IC.2.1 Under FSMA, FDA now has authority to order a mandatory recall. How will that work?
FDA anticipates that mandatory recall authority will be used in rare instances. Companies will be provided with an opportunity for an informal hearing before an order to require recall is made.
IC.2.2 Would a voluntary recall preclude an FDA mandated recall under FSMA §206/FDCA §423?
Under FDCA §423(a), FDA is required to first give a responsible party the opportunity to cease distribution and conduct a voluntary recall of an article of food. If the responsible party refuses to or does not voluntarily cease distribution or recall such food within the time and in the manner prescribed by FDA, FDA may proceed under the mandatory recall authority as set forth in FDCA §423.
IC.2.3 What is the standard and process for a mandatory recall?
FDA’s mandatory recall authority became effective when President Obama signed the FSMA into law on January 4, 2011. Section 206 of FSMA sets forth the standard for mandatory recall and procedures FDA will follow when it exercises its mandatory recall authority.
See Questions and Answers for Farmers on FSMA Proposed Rule for Food Facility Registration for more FAQs related to registration.
IC.3.1 Does FSMA require a food facility to submit additional registration information to FDA in order for the facility to receive a food facility registration number?
Yes. Section 102 of FSMA amends section 415(a)(2) of the FD&C Act by requiring food facilities to submit registrations to FDA containing additional information. Specifically, a registration for a domestic facility is required to contain the e-mail address for the contact person of the facility, or for a foreign facility, the email address of the United States agent for the facility.

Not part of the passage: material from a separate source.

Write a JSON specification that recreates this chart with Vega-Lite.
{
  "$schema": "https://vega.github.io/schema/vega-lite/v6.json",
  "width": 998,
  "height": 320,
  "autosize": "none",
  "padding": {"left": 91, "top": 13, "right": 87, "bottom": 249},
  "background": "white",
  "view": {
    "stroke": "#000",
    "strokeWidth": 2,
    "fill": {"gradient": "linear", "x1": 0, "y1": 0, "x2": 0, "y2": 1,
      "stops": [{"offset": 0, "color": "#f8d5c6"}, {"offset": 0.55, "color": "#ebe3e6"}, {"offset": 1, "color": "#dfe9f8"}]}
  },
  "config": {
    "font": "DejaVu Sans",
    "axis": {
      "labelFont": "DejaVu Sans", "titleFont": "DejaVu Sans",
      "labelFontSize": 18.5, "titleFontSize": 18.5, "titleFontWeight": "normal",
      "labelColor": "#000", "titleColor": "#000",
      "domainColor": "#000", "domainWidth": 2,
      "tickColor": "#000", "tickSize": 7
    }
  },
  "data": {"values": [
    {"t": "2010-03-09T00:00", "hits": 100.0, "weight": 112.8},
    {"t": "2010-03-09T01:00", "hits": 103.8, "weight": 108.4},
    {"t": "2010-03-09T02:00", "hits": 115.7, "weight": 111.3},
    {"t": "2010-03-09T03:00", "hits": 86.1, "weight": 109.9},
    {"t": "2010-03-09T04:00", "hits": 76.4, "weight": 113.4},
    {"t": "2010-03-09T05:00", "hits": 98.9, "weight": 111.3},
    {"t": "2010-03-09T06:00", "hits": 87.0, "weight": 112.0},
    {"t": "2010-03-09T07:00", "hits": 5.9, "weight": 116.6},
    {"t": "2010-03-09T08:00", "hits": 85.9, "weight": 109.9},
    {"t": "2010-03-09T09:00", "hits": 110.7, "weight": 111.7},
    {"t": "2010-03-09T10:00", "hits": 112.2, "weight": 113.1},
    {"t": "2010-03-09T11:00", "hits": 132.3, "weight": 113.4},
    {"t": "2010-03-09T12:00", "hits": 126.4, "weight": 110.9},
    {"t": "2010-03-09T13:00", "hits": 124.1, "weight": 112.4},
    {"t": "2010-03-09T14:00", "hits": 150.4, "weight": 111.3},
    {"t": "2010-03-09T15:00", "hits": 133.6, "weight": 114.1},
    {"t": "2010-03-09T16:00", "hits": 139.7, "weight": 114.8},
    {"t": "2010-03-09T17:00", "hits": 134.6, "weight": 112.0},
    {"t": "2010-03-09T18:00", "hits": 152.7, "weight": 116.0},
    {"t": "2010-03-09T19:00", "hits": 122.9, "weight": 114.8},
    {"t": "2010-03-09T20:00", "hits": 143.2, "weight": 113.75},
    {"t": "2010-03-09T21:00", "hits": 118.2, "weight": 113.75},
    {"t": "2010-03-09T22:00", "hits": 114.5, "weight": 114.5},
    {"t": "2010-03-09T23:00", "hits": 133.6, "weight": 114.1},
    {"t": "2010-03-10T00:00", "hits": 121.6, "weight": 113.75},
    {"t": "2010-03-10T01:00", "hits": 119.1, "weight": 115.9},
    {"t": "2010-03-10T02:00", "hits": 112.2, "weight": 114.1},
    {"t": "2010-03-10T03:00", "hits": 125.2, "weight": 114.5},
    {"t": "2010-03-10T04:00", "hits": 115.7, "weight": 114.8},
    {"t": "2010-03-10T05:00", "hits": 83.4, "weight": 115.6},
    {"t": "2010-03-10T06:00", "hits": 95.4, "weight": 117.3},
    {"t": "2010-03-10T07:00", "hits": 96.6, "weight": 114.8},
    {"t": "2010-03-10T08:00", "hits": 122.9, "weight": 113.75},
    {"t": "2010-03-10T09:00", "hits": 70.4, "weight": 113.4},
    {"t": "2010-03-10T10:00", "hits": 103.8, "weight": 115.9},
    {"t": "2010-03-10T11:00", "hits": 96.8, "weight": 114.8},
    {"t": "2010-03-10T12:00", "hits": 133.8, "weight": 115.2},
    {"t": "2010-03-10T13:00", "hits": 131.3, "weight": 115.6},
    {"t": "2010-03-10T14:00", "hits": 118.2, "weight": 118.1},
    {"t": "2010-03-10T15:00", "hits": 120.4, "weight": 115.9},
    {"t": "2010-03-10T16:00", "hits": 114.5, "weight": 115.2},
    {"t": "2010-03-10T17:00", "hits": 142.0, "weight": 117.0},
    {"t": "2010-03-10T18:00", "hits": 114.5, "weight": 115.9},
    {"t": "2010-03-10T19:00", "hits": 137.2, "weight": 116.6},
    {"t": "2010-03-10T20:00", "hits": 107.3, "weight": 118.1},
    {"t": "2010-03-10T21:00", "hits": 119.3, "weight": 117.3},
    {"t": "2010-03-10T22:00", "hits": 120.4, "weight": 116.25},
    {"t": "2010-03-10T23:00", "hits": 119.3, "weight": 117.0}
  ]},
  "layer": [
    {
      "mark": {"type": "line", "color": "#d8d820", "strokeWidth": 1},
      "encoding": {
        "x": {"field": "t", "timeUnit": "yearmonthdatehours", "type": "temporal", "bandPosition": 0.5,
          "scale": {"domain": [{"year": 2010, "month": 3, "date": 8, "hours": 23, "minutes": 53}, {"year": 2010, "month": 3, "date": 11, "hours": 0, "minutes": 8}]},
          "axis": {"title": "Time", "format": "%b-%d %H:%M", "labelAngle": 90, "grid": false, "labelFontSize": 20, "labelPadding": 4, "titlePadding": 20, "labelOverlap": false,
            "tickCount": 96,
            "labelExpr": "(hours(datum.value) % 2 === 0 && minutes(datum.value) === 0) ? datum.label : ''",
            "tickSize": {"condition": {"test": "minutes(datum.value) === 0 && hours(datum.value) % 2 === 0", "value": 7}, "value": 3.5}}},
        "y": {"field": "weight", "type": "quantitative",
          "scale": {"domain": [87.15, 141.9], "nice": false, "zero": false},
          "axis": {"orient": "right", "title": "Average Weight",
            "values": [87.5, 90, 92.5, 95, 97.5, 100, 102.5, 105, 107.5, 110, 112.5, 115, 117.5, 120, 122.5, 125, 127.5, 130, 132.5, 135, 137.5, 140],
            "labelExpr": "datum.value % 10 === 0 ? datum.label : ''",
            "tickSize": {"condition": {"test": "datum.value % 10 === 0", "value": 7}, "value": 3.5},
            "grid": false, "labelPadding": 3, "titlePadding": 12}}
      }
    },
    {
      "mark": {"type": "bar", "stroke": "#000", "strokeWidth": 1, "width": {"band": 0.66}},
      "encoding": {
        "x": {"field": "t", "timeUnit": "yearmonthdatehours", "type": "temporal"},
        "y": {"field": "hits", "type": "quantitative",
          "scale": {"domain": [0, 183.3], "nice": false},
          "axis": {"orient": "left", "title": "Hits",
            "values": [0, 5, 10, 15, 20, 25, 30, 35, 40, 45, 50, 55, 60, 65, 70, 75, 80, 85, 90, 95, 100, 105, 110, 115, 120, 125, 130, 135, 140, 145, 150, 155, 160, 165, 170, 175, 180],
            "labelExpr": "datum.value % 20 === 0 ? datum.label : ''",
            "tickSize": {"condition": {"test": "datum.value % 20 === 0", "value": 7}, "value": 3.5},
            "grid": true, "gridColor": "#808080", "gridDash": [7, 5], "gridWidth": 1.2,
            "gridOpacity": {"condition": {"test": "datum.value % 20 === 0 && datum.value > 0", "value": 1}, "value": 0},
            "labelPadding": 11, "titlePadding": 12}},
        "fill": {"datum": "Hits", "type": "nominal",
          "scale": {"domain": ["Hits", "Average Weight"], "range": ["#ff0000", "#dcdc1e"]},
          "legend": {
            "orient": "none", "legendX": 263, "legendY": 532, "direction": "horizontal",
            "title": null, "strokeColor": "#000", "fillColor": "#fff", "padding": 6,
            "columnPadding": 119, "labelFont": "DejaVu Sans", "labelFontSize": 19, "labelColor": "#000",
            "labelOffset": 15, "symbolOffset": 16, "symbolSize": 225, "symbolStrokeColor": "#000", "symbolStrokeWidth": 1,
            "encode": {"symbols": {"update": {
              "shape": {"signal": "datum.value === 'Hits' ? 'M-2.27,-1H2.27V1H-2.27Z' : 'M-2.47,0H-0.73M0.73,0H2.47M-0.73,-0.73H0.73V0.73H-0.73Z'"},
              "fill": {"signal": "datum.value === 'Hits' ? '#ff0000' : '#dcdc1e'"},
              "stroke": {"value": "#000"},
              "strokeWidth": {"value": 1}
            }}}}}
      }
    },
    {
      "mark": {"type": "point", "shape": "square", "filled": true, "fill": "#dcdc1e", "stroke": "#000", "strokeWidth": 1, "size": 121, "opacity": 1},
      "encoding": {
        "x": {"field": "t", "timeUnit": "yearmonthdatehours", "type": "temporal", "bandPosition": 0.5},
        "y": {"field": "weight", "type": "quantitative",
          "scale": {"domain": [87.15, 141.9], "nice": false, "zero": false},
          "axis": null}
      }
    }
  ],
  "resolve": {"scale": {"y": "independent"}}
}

All food facility registrations are required to contain an assurance that FDA will be permitted to inspect the facility at the times and in the manner permitted by the FD&C Act. Additionally, if determined necessary by FDA, registrations are required to contain information regarding other applicable food categories, as determined appropriate by FDA, for foods manufactured/processed, packed, or held at registering facilities.
IC.3.2 Will food facilities already registered with FDA under section 415 of the FD&C Act be required to renew their registrations?
Yes. All food facilities that are required to register with FDA under section 415 of the FD&C Act must renew their registrations with FDA, every other year, during the period of time beginning on October 1 and ending on December 31 of each even-numbered year.
IC.3.3 Has the scope of who is required to register under section 415 of the FD&C Act changed?
No. At this time, the same types of food facilities that were required to register with FDA under section 415 of the FD&C Act before FSMA are required to register with FDA and renew such registrations. Those facilities are domestic and foreign facilities that manufacture, process, pack, or hold food for human or animal consumption in the United States. Section 103(c) of FSMA directs FDA to conduct a rulemaking to “clarify the activities that are included as part of the definition of the term ‘facility’ under such section 415 [of the FD&C Act].” A clarification of activities included as part of the definition of the term “facility” was proposed as part of the rulemaking for the preventive controls, as provided by section 103(c) of FSMA. For more information on proposed preventive controls, please visit FDA’s Preventive Standards page.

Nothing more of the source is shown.